The second is the ability for readers to "reply" to any of the newsletters and have their emails be read by the team.
"We are actually spending about a third of our time encouraging people to reply and then interacting with them," he says. "If I reply, somebody will actually get back to me. That really changed everything."
Readers are correcting the newsletters, correcting the source material, and participating in an ongoing discussion about whether the newsletters are too left-leaning. "Are we treating Hillary with kid gloves?" Calacanis asks. And he says this relationship will continue to evolve.
This intimate reader relationship is also what Calacanis says will help his team lean away from "linkbait."
"People who sign up for the email are opting into curation," he says.
These readers aren't just seeing a headline pass them by on social media, so there's not the necessity for a big hook to get them interested. Instead, the content of the email is focused on a succinct summary of each story. "It's an executive summary [of the news] in the vertical or verticals that you care about," he says. Even if readers don't click through to all of the articles, Calacanis wants his readers to walk away informed.
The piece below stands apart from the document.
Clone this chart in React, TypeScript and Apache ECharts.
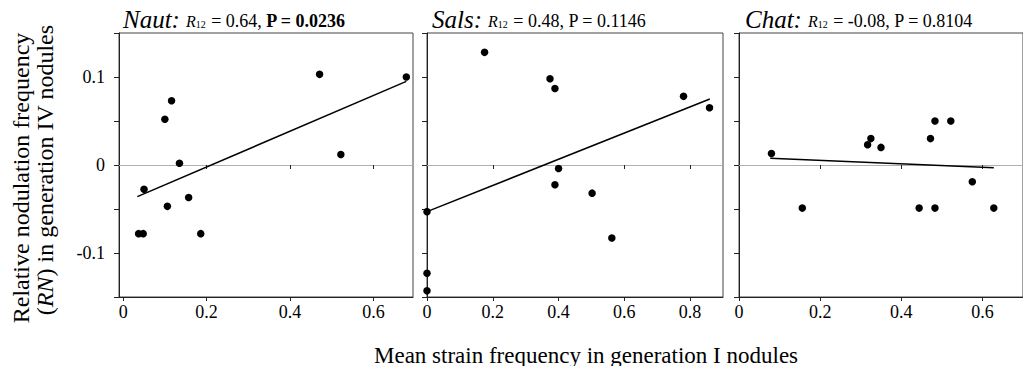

And he's not worried about publications feeling he is stealing the meat of their stories. "If you are fair to people, they will respect 'fair use.' If you are unfair, people will sue you and write letters," he says.
The money question
As to money, Calacanis sees revenue coming from both ads and patronage. "1-5% of people who consume media want to support it," he says.
But the big key to success will be keeping costs down, Calacanis says. "There's no infrastructure, no printing press, no fancy office, no big level of mid-management. There's two or three writers working on a vertical, and they can hit publish.
"We think this is the key to scaling it," he says.